Real-time learning from Warman-Freed Pharmacy, London

Adding financial management to your already long list of responsibilities, perhaps as a pharmacist, owner, buyer and manager of a community pharmacy, can seem hugely overwhelming, however experienced you are.

In an ideal world, a comprehensive system would be in place that provides you with accurate sales and stock reporting for your pharmacy. You would have access to a supportive accounts team available at all times and your pharmacy staff would all be fully trained in the world of COGS (cost of goods sold), margins, credit and debts, cash security and accuracy.

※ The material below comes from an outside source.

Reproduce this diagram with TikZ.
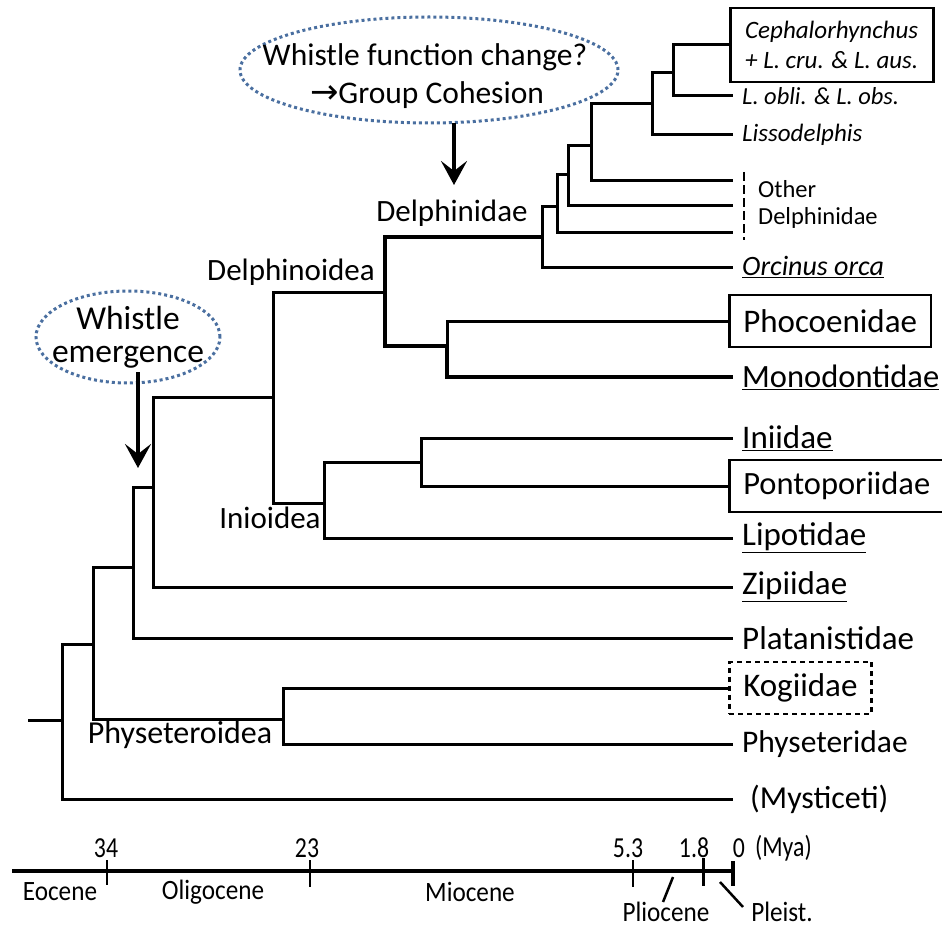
\documentclass[tikz,border=0pt]{standalone}
\usepackage{fontspec}
\usepackage{graphicx}
\setmainfont{Carlito}
\newfontfamily\djv{DejaVu Sans}
\usetikzlibrary{arrows.meta,shapes.geometric}
\definecolor{ellblue}{RGB}{74,111,160}
\newcommand{\ulx}[1]{\underline{#1}}
\begin{document}
\begin{tikzpicture}[x=1pt,y=-1pt,
  br/.style={line width=3pt, line join=miter},
  brk/.style={line width=4.5pt, line join=miter},
  lbl/.style={inner sep=0pt, font=\fontsize{31}{31}\selectfont},
  tipf/.style={anchor=west, inner xsep=9pt, inner ysep=0pt, font=\fontsize{33}{33}\selectfont},
  tips/.style={anchor=west, inner xsep=9pt, inner ysep=0pt, font=\fontsize{25}{25}\selectfont\itshape},
  boxf/.style={draw, line width=2.5pt, anchor=west, inner xsep=14pt, minimum height=52pt, font=\fontsize{33}{33}\selectfont},
  ell/.style={draw=ellblue, ellipse, line width=3pt, dash pattern=on 3pt off 3pt},
  bigarrow/.style={line width=4pt, -{Stealth[length=24pt, width=26pt, inset=10pt]}},
  axl/.style={inner sep=0pt, font=\fontsize{29}{29}\selectfont},
  epl/.style={inner sep=0pt, font=\fontsize{28}{28}\selectfont}]
\useasboundingbox (0,0) rectangle (942,928);

% internal nodes
\coordinate (root0) at (28,720);
\coordinate (R) at (62,720);
\coordinate (A) at (93,644);
\coordinate (P) at (283,719);
\coordinate (B) at (133,567);
\coordinate (C) at (153,487);
\coordinate (D) at (273,397);
\coordinate (E) at (385,292);
\coordinate (F) at (324,503);
\coordinate (G) at (542,237);
\coordinate (H) at (447,346);
\coordinate (I) at (421,462);
\coordinate (G1) at (557,207);
\coordinate (G2) at (568,175);
\coordinate (G3) at (591,146);
\coordinate (G4) at (652,104);
\coordinate (G5) at (673,73);
\coordinate (od1) at (733,232);
\coordinate (od2) at (733,206);
\coordinate (od3) at (733,181);

% tips
\node[draw, line width=2.5pt, anchor=west, minimum width=203pt, minimum height=74pt, align=left,
  font=\fontsize{25}{30}\selectfont\itshape] (ceph) at (729,45) {Cephalorhynchus\\+ L. cru. \& L. aus.};
\node[tips, font=\fontsize{24.5}{24.5}\selectfont\itshape] (lobli) at (733,96) {L. obli. \& L. obs.};
\node[tips] (liss) at (733,135) {Lissodelphis};
\node[tips, font=\fontsize{28}{28}\selectfont\itshape] (orca) at (733,267) {\ulx{Orcinus orca}};
\node[boxf] (phoc) at (728,321) {Phocoenidae};
\node[tipf, font=\fontsize{32.5}{32.5}\selectfont] (mono) at (733,377) {\ulx{Monodontidae}};
\node[tipf] (inii) at (733,438) {\ulx{Iniidae}};
\node[boxf, font=\fontsize{32.5}{32.5}\selectfont] (pont) at (728,486) {Pontoporiidae};
\node[tipf] (lipo) at (733,538) {\ulx{Lipotidae}};
\node[tipf] (zip) at (733,587) {\ulx{Zipiidae}};
\node[tipf] (plat) at (733,638) {Platanistidae};
\node[boxf, dash pattern=on 5pt off 4pt] (kog) at (728,688) {Kogiidae};
\node[tipf, font=\fontsize{31.5}{31.5}\selectfont] (phys) at (733,744) {Physeteridae};
\node[tipf, inner xsep=17pt, font=\fontsize{32}{32}\selectfont] (myst) at (733,799) {(Mysticeti)};

% other delphinidae bracket
\coordinate (brt) at (744,172);
\coordinate (brb) at (744,240);
\draw[line width=2.5pt, dash pattern=on 9pt off 4pt] (brt) -- (brb);
\node[anchor=west, inner sep=0pt, font=\fontsize{24.5}{24.5}\selectfont] (oth1) at (758,189) {Other};
\node[anchor=west, inner sep=0pt, font=\fontsize{24.5}{24.5}\selectfont] (oth2) at (758,218) {Delphinidae};

% branches
\draw[br] (root0) -- (R);
\draw[br] (R) |- (A);
\draw[br] (R) |- (myst.west);
\draw[br] (A) |- (B);
\draw[br] (A) |- (P);
\draw[br] (P) |- (kog.west);
\draw[br] (P) |- (phys.west);
\draw[br] (B) |- (C);
\draw[br] (B) |- (plat.west);
\draw[br] (C) |- (D);
\draw[br] (C) |- (zip.west);
\draw[br] (D) |- (E);
\draw[br] (D) |- (F);
\draw[brk] (E) |- (G);
\draw[brk] (E) |- (H);
\draw[br] (H) |- (phoc.west);
\draw[brk] (H) |- (mono.west);
\draw[br] (F) |- (I);
\draw[br] (F) |- (lipo.west);
\draw[br] (I) |- (inii.west);
\draw[br] (I) |- (pont.west);
\draw[br] (G) |- (G1);
\draw[br] (G) |- (orca.west);
\draw[br] (G1) |- (G2);
\draw[br] (G1) |- (od1);
\draw[br] (G2) |- (G3);
\draw[br] (G2) |- (od2);
\draw[br] (G3) |- (G4);
\draw[br] (G3) |- (od3);
\draw[br] (G4) |- (G5);
\draw[br] (G4) |- (liss.west);
\draw[br] (G5) |- (ceph.west);
\draw[br] (G5) |- (lobli.west);

% clade labels
\node[lbl] (ldelphinidae) at (452,213) {Delphinidae};
\node[lbl] (ldelphinoidea) at (291,272) {Delphinoidea};
\node[lbl] (linioidea) at (270,518) {Inioidea};
\node[lbl, font=\fontsize{32}{32}\selectfont] (lphyseteroidea) at (180,735) {Physeteroidea};

% ellipses
\node[ell, minimum width=184pt, minimum height=92pt] (e1) at (128,337) {};
\node[lbl, font=\fontsize{33.5}{33.5}\selectfont] (e1a) at (128,318) {Whistle};
\node[lbl, font=\fontsize{33.5}{33.5}\selectfont] (e1b) at (128,357) {emergence};
\coordinate (a1s) at (138,372);
\coordinate (a1e) at (138,468);
\draw[bigarrow] (a1s) -- (a1e);

\node[ell, minimum width=378pt, minimum height=106pt] (e2) at (429,70) {};
\node[lbl, font=\fontsize{31.5}{31.5}\selectfont] (e2a) at (425,57) {Whistle function change?};
\node[lbl, font=\fontsize{31.5}{31.5}\selectfont] (e2b) at (427,95) {{\djv\fontsize{34}{34}\selectfont →}Group Cohesion};
\coordinate (a2s) at (454,123);
\coordinate (a2e) at (454,185);
\draw[bigarrow] (a2s) -- (a2e);

% time axis
\coordinate (ax0) at (12,871);
\coordinate (ax1) at (733,871);
\draw[line width=4pt] (ax0) -- (ax1);
\draw[line width=2.5pt] (107,860) -- (107,885);
\draw[line width=2.5pt] (310,860) -- (310,887);
\draw[line width=2.5pt] (633,860) -- (633,887);
\draw[line width=3pt] (703,858) -- (703,886);
\draw[line width=4pt] (ax1) ++(0,-10) -- ++(0,25);
\node[axl] (n34) at (106,848) {\scalebox{0.82}[1]{34}};
\node[axl] (n23) at (307,848) {\scalebox{0.82}[1]{23}};
\node[axl] (n53) at (628,848) {\scalebox{0.82}[1]{5.3}};
\node[axl] (n18) at (694,848) {\scalebox{0.82}[1]{1.8}};
\node[axl] (n0) at (739,848) {\scalebox{0.82}[1]{0}};
\node[axl, anchor=west] (nmya) at (755,848) {\scalebox{0.82}[1]{(Mya)}};
\node[epl] (eoc) at (60,892) {\scalebox{0.9}[1]{Eocene}};
\node[epl] (oli) at (213,892) {\scalebox{0.9}[1]{Oligocene}};
\node[epl] (mio) at (470,892) {\scalebox{0.9}[1]{Miocene}};
\node[epl, anchor=base, text depth=0pt] (pli) at (666,921) {\scalebox{0.9}[1]{Pliocene}};
\node[epl, anchor=base, text depth=0pt] (ple) at (782,921) {\scalebox{0.9}[1]{Pleist.}};
\draw[line width=2.5pt] (673,877) -- (663,902);
\draw[line width=2.5pt] (720,882) -- (743,907);
\end{tikzpicture}
\end{document}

However, in the busy running of the pharmacy, it often falls to the pharmacy manager to oversee this aspect. Since Omega Pharma acquired Warman-Freed, and transitioned it to become The Learning Pharmacy, the team has worked hard to review existing finance procedures. They have sought to ensure that an up-to-date, accurate and easy-tomanage finance system is in place that can be managed across the team.

Learning Pharmacy insights

Farah Ali, general manager of Warman-Freed explains, “While we had a good handle on our sales targets, our actual margins and profit figures were difficult to decipher due to numerous factors, such as inconsistent billing from our suppliers, varying discount offers based on the quantities of stock purchased and deals from reps not being captured on our computer systems.”

It’s one thing knowing what your sales targets are, but if you don’t have an accurate picture of the evolving costs of your products, it can make calculating your profit and loss accounts difficult and inaccurate. With the many variables in pharmacy finance, having a hold on the different discounts, schemes, buying discounts and promotional prices can be a daunting task.

Find the right formula

There are no shortcuts to putting the correct financial procedures in place – it is a timeconsuming task but one well worth the investment given the long-term saving implications. In addition, getting a real understanding of your P&L will enable you to be proactive with your financial planning to set an accurate budget for the upcoming year.

Key to beginning this process is being confident that you understand the data you are working with. Start by tidying up your data, implementing disciplines around data entry for your team and decide what your key performance indicators are going to be and how you will track them.

The five considerations below provide some strategies to strengthen your approach to financial management:

  • Establish standard operating procedures (SOPs)
  • Utilise available finance experts
  • Set financial targets for your pharmacy business units
  • Make suppliers aware of the information that you need
  • Share financial responsibility.

Establish procedures

Ms Ali comments, “One of the first things we did was assign a team member to review the costs of all our products by scanning the product through the till and ensuring the information on the system gives an up-to-date picture. It’s a laborious process, but a vital one if you’re going to start making sense of your costs.”

Once you have a clear overview of your products’ costs, implement an SOP to ensure that staff are continuously updating prices as goods arrive, so that you have an accurate stock audit. This will make your end-of-year tax process a great deal easier and also enable you to budget for future activities such as marketing or advertising in the year ahead.

Talk to finance experts

Don’t be afraid to talk to financial partners – such as your accountant – about any concerns or questions you have. They have a wealth of knowledge and can offer advice.

By getting to grips with financial procedures, you will be equipped with the right knowledge to enable you to grow and diversify, but also to understand any potential issues that need to be addressed. Take the time to share your knowledge with the broader pharmacy team, so that they too can understand how product sales, discounts and their job roles play a part in the financial success of the pharmacy.

Set financial targets

Different business units within pharmacy need to be treated differently. For example, profit margins in retail will differ significantly from those of prescription products. By assigning departmentspecific targets, we were able to help the pharmacy teams pull together in their units, engage with the financial outcomes and recognise their role in achieving these.

Have the right information

Make suppliers aware of the information you need. The Warman-Freed Pharmacy often found that invoices from suppliers were not particularly clear. Challenge the content of an invoice to ensure that you are completely comfortable and have absolute clarity with what, why and when you are being charged. Remember that you are the client, so don’t be afraid to ask.

Share responsibility

It cannot be the responsibility of just one person to keep the finances of your pharmacy on an even keel. It is about accountability, making sure each member of your team is responsible for the smooth running of their departments and how this, in turn, impacts the overall running of the business and your bottom line.

“Don’t assume you’re making a profit and leave it to chance,” says Ms Ali. “We have done this and it has made me feel uneasy. You need to truly understand and scrutinise your numbers in order to make meaningful decisions for the future of your business and to make a profit. But don’t go it alone, lean on your accountant, suppliers and your pharmacy teams to get the support you need from all available resources.”